Why Buzz does not pull in tweets in real time is extremely curious, given Google's much-publicized relationship with Twitter, their focus of late on recency in search, and of course, Buzz's centering around standards, such as PubSubHubbub, a big player in the real-time world. That Twitter does not support PubSubHubbub is obviously one contributor, but other services have managed to find a way to get Twitter updates with practically zero delay, through leveraging Twitter's APIs. The result is a truly unsatisfactory experience, contributing to many people removing Twitter as a service feeding Buzz.
The way Buzz polls Twitter for updates now can mean older updates get pulled in as new along with more recent items. To date all "new" updates were added concurrently, but now they will be redistributed using the timestamp of the tweet from Twitter, in effect shuffling those updates throughout the network. This will make Buzz's mysterious "unread" counts even less relevant, and should be seen as a band-aid.

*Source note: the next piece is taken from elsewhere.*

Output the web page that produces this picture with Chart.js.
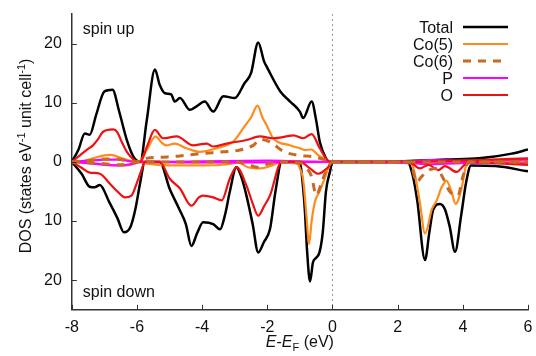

Updates from Twitter Now Shuffle In By Their Official Timestamp
Josh Wills, an engineer on the Buzz team, explained:
"Personally, I really like Twitter, and I want better integration between Twitter and Buzz. My hope is that this is a temporary change until we work out a way to play nicely together that is beneficial to everyone."Josh went on to say that the changes were intended to "make things less awful" while things get "worked out" to make the tweets appear in real-time. Whether that's a business development decision or an engineering one, to make things "play nicely together" was not explained, but he added that he believed "real-time twitter updates don't make sense w/o the highly-anticipated source filtering."
The ability to hide sources, such as Twitter, from one's feed in Buzz will be as important as it has become to hide services in FriendFeed, or to stop seeing Farmville updates in Facebook, should you not be interested. While Buzz has been fairly close-lipped in terms of talking about future features, Josh's comment referring to the filtering shows it's on their radar, and no doubt coming, rather than being speculated about endlessly by hopeful users.
Older Tweets that do enter Buzz can of course be made more prominent if they gain conversation, and therefore, get bumped to the top of your feed - but from what I've seen, most engagement comes on native items on the network.